Germany and Austria June 2020 J-Term study tour info session on Monday
Germany and Austria share a language and a fascinating and intertwined past. Explore this rich and complicated set of histories in Berlin, Vienna, and Munich with Professors Temple Burling and Gregory Baer during J-Term 2020. To learn more about this study tour, come to our information session, scheduled for 11:30 a.m. to 12:15 p.m. on Monday, May 20 in Clausen 117.
This study tour, which counts as students’ J-Term 2020 class, even though we will travel in June 2020, will be attractive to anyone interested in Germany or Austria, but will have special appeal to students of history, politics, art, art history, music, education, IPE, English, German, or communication. No previous experience with German is needed.
If you’re unable to attend the information session or would like to request an application form or informational flyer, contact Prof. Baer at firstname.lastname@example.org or Prof. Burling at email@example.com. Early applications are encouraged!
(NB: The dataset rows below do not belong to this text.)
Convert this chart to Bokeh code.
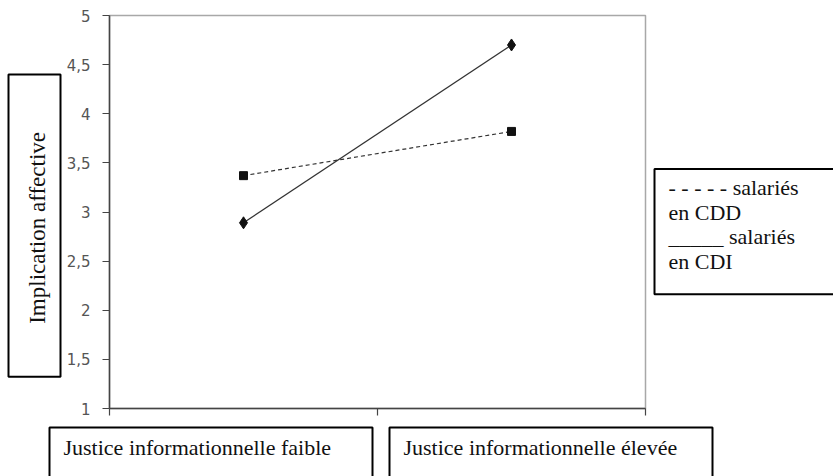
from bokeh.plotting import figure
from bokeh.models import Range1d, FixedTicker
from bokeh.layouts import row, column
from bokeh.core.properties import value
from bokeh.embed import file_html
from bokeh.resources import INLINE
import math

# ---------------- data ----------------
CATEGORIES = ["Justice informationnelle faible", "Justice informationnelle élevée"]
CDD = [3.37, 3.82]   # salariés en CDD (dashed, squares)
CDI = [2.89, 4.70]   # salariés en CDI (solid, diamonds)
Y_TICKS = [1, 1.5, 2, 2.5, 3, 3.5, 4, 4.5, 5]
Y_TICK_LABELS = ["1", "1,5", "2", "2,5", "3", "3,5", "4", "4,5", "5"]
Y_LABEL = "Implication affective"
LEGEND_LINES = ["- - - - - salariés", "en CDD", " _____ salariés", "en CDI"]

# ---------------- layout (canvas pixels) ----------------
W, H = 833, 476
TOP_H = 420          # height of the upper row
LEFT_W = 62          # width of the y-label panel
MAIN_R = 650         # right edge of the main figure
FL, FR, FT, FB = 109, 645, 15, 408   # frame edges
DY = -9              # baseline correction for horizontal texts

SERIF = value("'Liberation Serif', 'Times New Roman', serif")
INK = "#111111"


def panel(w, h):
    f = figure(width=w, height=h, output_backend="svg", toolbar_location=None,
               x_range=Range1d(0, w), y_range=Range1d(h, 0),
               x_axis_type=None, y_axis_type=None,
               min_border=0, min_border_left=0, min_border_right=0,
               min_border_top=0, min_border_bottom=0)
    f.xgrid.visible = False
    f.ygrid.visible = False
    f.outline_line_color = None
    f.background_fill_color = "white"
    f.border_fill_color = "white"
    return f


def box(f, l, t, r, b):
    f.quad(left=[l], right=[r], top=[t], bottom=[b], fill_alpha=0,
           line_color="black", line_width=2)


def txt(f, s, x, y, angle=0, align="left", baseline="alphabetic", size="22px"):
    f.text(x=[x], y=[y], text=[s], angle=angle, text_align=align,
           text_baseline=baseline, text_font=SERIF, text_font_size=value(size),
           text_color=INK)


# ---------------- main chart ----------------
X = [i + 0.5 for i in range(len(CATEGORIES))]

p = figure(width=MAIN_R - LEFT_W, height=TOP_H, output_backend="svg", toolbar_location=None,
           x_range=Range1d(0, len(CATEGORIES)), y_range=Range1d(Y_TICKS[0], Y_TICKS[-1]),
           min_border_left=FL - LEFT_W, min_border_right=MAIN_R - FR,
           min_border_top=FT, min_border_bottom=TOP_H - FB)
p.background_fill_color = "white"
p.border_fill_color = "white"
p.outline_line_color = "#a8a8a8"
p.outline_line_width = 1.5
p.xgrid.visible = False
p.ygrid.visible = False

axis_col = "#444444"
p.yaxis.ticker = FixedTicker(ticks=Y_TICKS)
p.yaxis.major_label_overrides = dict(zip(Y_TICKS, Y_TICK_LABELS))
p.yaxis.minor_tick_line_color = None
p.yaxis.major_tick_in = 0
p.yaxis.major_tick_out = 7
p.yaxis.major_label_standoff = 12
p.yaxis.major_label_text_font = "DejaVu Sans"
p.yaxis.major_label_text_font_size = "15px"
p.yaxis.major_label_text_color = "#555555"
p.yaxis.axis_line_color = axis_col
p.yaxis.axis_line_width = 1.5
p.yaxis.major_tick_line_color = axis_col
p.yaxis.major_tick_line_width = 1.2

p.xaxis.ticker = FixedTicker(ticks=list(range(len(CATEGORIES) + 1)))
p.xaxis.major_label_text_font_size = "1px"
p.xaxis.major_label_text_color = None
p.xaxis.major_label_standoff = 0
p.xaxis.minor_tick_line_color = None
p.xaxis.major_tick_in = 0
p.xaxis.major_tick_out = 7
p.xaxis.axis_line_color = axis_col
p.xaxis.axis_line_width = 1.5
p.xaxis.major_tick_line_color = axis_col
p.xaxis.major_tick_line_width = 1.2

p.line(X, CDD, line_color="#333333", line_width=1.2, line_dash="4 3")
p.scatter(X, CDD, marker="square", size=8, fill_color=INK, line_color=INK)
p.line(X, CDI, line_color="#333333", line_width=1.2)
p.scatter(X, CDI, marker="diamond", size=12, fill_color=INK, line_color=INK)

# ---------------- y-label panel ----------------
left = panel(LEFT_W, TOP_H)
box(left, 8, 63, 60, 386)
txt(left, Y_LABEL, 37, 227, angle=math.pi / 2, align="center", baseline="middle", size="23px")

# ---------------- legend panel ----------------
rw = W - MAIN_R
right = panel(rw, TOP_H)
box(right, 654 - MAIN_R, 164, rw + 12, 298)
for i, s in enumerate(LEGEND_LINES):
    txt(right, s, 668 - MAIN_R, 193 + 26.3 * i + DY)

# ---------------- category label panel ----------------
bh = H - TOP_H
bottom = panel(W, bh)
for i, name in enumerate(CATEGORIES):
    l = 49 + i * 340
    box(bottom, l, 427 - TOP_H, l + 323, bh + 12)
    txt(bottom, name, l + 14, 456 - TOP_H + DY)

layout = column(row(left, p, right, spacing=0), bottom, spacing=0)
open("out.html", "w").write(file_html(layout, INLINE))
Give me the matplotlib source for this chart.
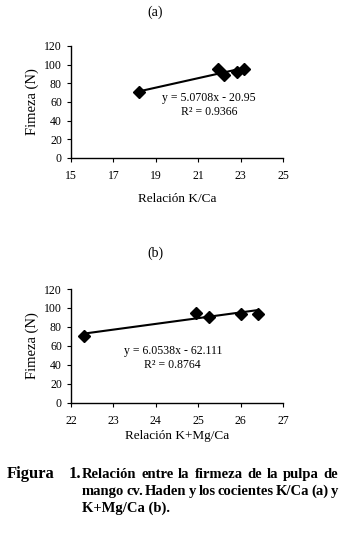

The histories of the German and Austrian people are as old as Europe’s. But the place today called Germany only appeared on maps fewer than 150 years ago, and the place now called Austria has disappeared and reappeared on maps even more recently. In the time that the United States has existed, the places we think of as Germany and Austria have been parts of multiple monarchies, two different empires, republics, and dictatorships. People who think of themselves as Germans and Austrians have won and lost wars, including wars amongst themselves. The intertwined histories of Germany and Austria have produced amazing artistic, musical, literary and scientific achievements — and mass murder. How do Germans and Austrians come to terms with and remember such a complicated past?
These are some of the questions that we will explore during J-Term in June 2020 when we travel to Berlin, Vienna, and Munich as part of the course “Representations of Germany’s Past.” This course meets the College’s HUM and CSym requirements.
We’ll visit museums, monuments, and memorials, but we’ll also talk to people in Germany and Austria to look for answers—and to ask our own questions. And we’ll make excursions to Neuschwanstein Castle in the foothills of the Bavarian Alps and to the former concentration camp at Dachau. There will also be ample free time for you to explore each of the three cities on your own—on foot and using public transportation.